Equal partition of energy is a well-known and classical way to derive thermodynamic relationships. In my representation the partitions are equal in flat space, but unequal under stress curvature.
The mixing up of quantum action with statistical mechanics is not sudden. It is the result of a life time of reading the works of famous scientists. My result in flat space is almost identical to published natural units, and the results of Paul Dirac, with the small difference of a coefficient which I precisely define in place of previous approximations by others.
The purpose of partition is that the cosmological constant must be small while the total energy density is large. The only remedy I am aware of is one where about half of the vacuum energy must be concave curving like gravity potential energy, while about half is convex curving like kinetic energy.
http://www.physics.umd.edu/courses/Phys851/Luty/notes/diagrams.pdf
See equations (5.9) and (5.10) for comparison of partition functions.
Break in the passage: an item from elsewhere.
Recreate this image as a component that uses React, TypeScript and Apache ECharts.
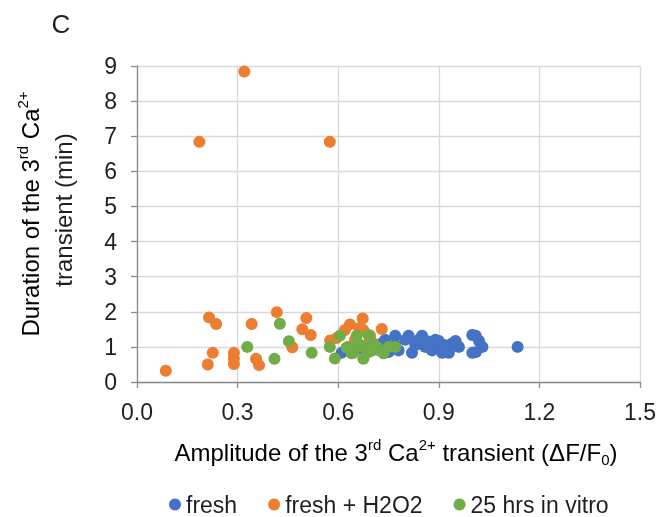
import React, { useEffect, useRef } from "react";
import * as echarts from "echarts";

const seriesNames = ["fresh", "fresh + H2O2", "25 hrs in vitro"];

const freshData: number[][] = [
  [0.61, 0.83], [0.66, 0.95], [0.70, 0.9], [0.72, 1.0], [0.73, 1.1], [0.74, 1.2],
  [0.75, 0.85], [0.77, 1.32], [0.77, 1.05], [0.78, 0.9], [0.80, 1.2], [0.81, 1.32],
  [0.82, 0.83], [0.83, 1.05], [0.84, 1.2], [0.85, 1.32], [0.86, 1.0], [0.87, 1.15],
  [0.88, 0.9], [0.89, 1.2], [0.90, 1.17], [0.90, 0.96], [0.91, 0.83], [0.92, 1.05],
  [0.93, 0.83], [0.94, 1.10], [0.95, 1.17], [0.96, 1.0], [1.0, 1.34], [1.01, 1.32],
  [1.02, 1.17], [1.03, 1.0], [1.0, 0.83], [1.01, 0.85], [1.135, 1.0],
];

const h2o2Data: number[][] = [
  [0.086, 0.32], [0.186, 6.84], [0.32, 8.84], [0.575, 6.84],
  [0.215, 1.84], [0.236, 1.65], [0.226, 0.83], [0.211, 0.5],
  [0.289, 0.83], [0.289, 0.67], [0.289, 0.51],
  [0.342, 1.65], [0.355, 0.66], [0.364, 0.48],
  [0.417, 1.99], [0.463, 0.99],
  [0.505, 1.82], [0.493, 1.5], [0.518, 1.34],
  [0.576, 1.18], [0.595, 1.25], [0.62, 1.48], [0.635, 1.64], [0.663, 1.53],
  [0.673, 1.81], [0.675, 1.48], [0.695, 1.32], [0.73, 1.51], [0.65, 1.2], [0.69, 1.1],
];

const vitroData: number[][] = [
  [0.329, 1.0], [0.41, 0.66], [0.426, 1.66], [0.453, 1.16], [0.521, 0.83],
  [0.575, 1.0], [0.59, 0.67], [0.605, 1.32], [0.625, 0.98], [0.63, 1.0],
  [0.645, 0.83], [0.655, 1.32], [0.675, 1.0], [0.675, 0.66], [0.69, 1.34],
  [0.705, 1.1], [0.715, 1.0], [0.72, 0.91], [0.735, 0.82], [0.75, 1.0],
  [0.77, 1.0], [0.66, 1.1], [0.69, 0.85], [0.64, 0.82],
];

const colors = ["#4472C4", "#ED7D31", "#70AD47"];
const FONT = "'Liberation Sans', Arial, sans-serif";
const TXT = "#1f1f1f";

export default function App() {
  const ref = useRef<HTMLDivElement>(null);
  useEffect(() => {
    if (!ref.current) return;
    const chart = echarts.init(ref.current, null, { renderer: "svg" });
    const sup = { fontSize: 15, fontFamily: FONT, color: TXT, verticalAlign: "top", lineHeight: 30 };
    const sub = { fontSize: 15, fontFamily: FONT, color: TXT, verticalAlign: "bottom", lineHeight: 30 };
    const base = { fontSize: 24, fontFamily: FONT, color: TXT, lineHeight: 30 };
    chart.setOption({
      animation: false,
      textStyle: { fontFamily: FONT },
      grid: { left: 137, right: 20, top: 66, bottom: 135, containLabel: false },
      xAxis: {
        type: "value",
        min: 0,
        max: 1.5,
        interval: 0.3,
        axisLine: { show: true, lineStyle: { color: "#8c8c8c", width: 1.3 } },
        axisTick: { show: true, length: 6, lineStyle: { color: "#8c8c8c", width: 1.3 } },
        splitLine: { show: true, lineStyle: { color: "#d9d9d9", width: 1.3 } },
        axisLabel: {
          fontSize: 23,
          color: TXT,
          margin: 18,
          fontFamily: FONT,
          formatter: (v: number) => v.toFixed(1),
        },
      },
      yAxis: {
        type: "value",
        min: 0,
        max: 9,
        interval: 1,
        axisLine: { show: true, lineStyle: { color: "#8c8c8c", width: 1.3 } },
        axisTick: { show: true, length: 6, lineStyle: { color: "#8c8c8c", width: 1.3 } },
        splitLine: { show: true, lineStyle: { color: "#d9d9d9", width: 1.3 } },
        axisLabel: { fontSize: 23, color: TXT, margin: 20, fontFamily: FONT },
      },
      legend: {
        data: seriesNames,
        left: 169,
        top: 493,
        icon: "circle",
        itemWidth: 12,
        itemHeight: 12,
        itemGap: 31,
        padding: 0,
        textStyle: { fontSize: 23, color: TXT, fontFamily: FONT },
      },
      series: [
        { name: seriesNames[0], type: "scatter", data: freshData, symbolSize: 12, itemStyle: { color: colors[0], opacity: 1 } },
        { name: seriesNames[1], type: "scatter", data: h2o2Data, symbolSize: 12, itemStyle: { color: colors[1], opacity: 1 } },
        { name: seriesNames[2], type: "scatter", data: vitroData, symbolSize: 12, itemStyle: { color: colors[2], opacity: 1 } },
      ],
      graphic: [
        {
          type: "text",
          x: 61,
          y: 24,
          style: { text: "C", fontSize: 26, fontFamily: FONT, fill: TXT, align: "center", verticalAlign: "middle" },
        },
        {
          type: "text",
          x: 396,
          y: 452,
          style: {
            text: "{b|Amplitude of the 3}{sup|rd}{b| Ca}{sup|2+}{b| transient (ΔF/F}{sub|0}{b|)}",
            align: "center",
            verticalAlign: "middle",
            rich: { b: base, sup, sub },
          },
        },
        {
          type: "text",
          x: 30,
          y: 214,
          rotation: Math.PI / 2,
          style: {
            text: "{b|Duration of the 3}{sup|rd}{b| Ca}{sup|2+}",
            align: "center",
            verticalAlign: "middle",
            rich: { b: base, sup },
          },
        },
        {
          type: "text",
          x: 63,
          y: 210,
          rotation: Math.PI / 2,
          style: {
            text: "transient (min)",
            fontSize: 24,
            fontFamily: FONT,
            fill: TXT,
            align: "center",
            verticalAlign: "middle",
          },
        },
      ],
    });
    return () => chart.dispose();
  }, []);
  return (
    <div
      ref={ref}
      style={{ position: "fixed", left: 0, top: 0, width: 660, height: 517 }}
    />
  );
}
Also in Table 1, notice that hbar plays the same part in QFT that temperature plays in classical statistical mechanics.
Lagrangian function and Lagrangian density are the well-known examples where by definition potential energy is always subtracted from kinetic energy. Electromagnetic energy is in the kinetic term, meaning convex curvature centered on the longitudinal direction.
If a large scale Lagrangian function is written, the gravity potential of galaxies and clusters is subtracted from the electromagnetic radiation and other kinetic energy, giving a slightly negative Lagrangian in the near field where gravity prevails, and a slightly positive Lagrangian in the far field where radiation prevails and galaxies are accelerating. Maybe the combination is a bit unexpected, but Lagrangian method is decades old and often used.
Then the cosmological constant doesn’t have a problem and GR is in agreement with QM. Partition puts a precise and finite limit on average ZPE. Dark energy doesn’t exist in this representation.
It has to be the ZPE density, but partitioned in energy types to balance convex and concave curvature.
Total energy is large like Dirac sea, but Lagrange Density is small by subtraction of potential from kinetic. GR is not violated when cosmological constant is based on Lagrange density.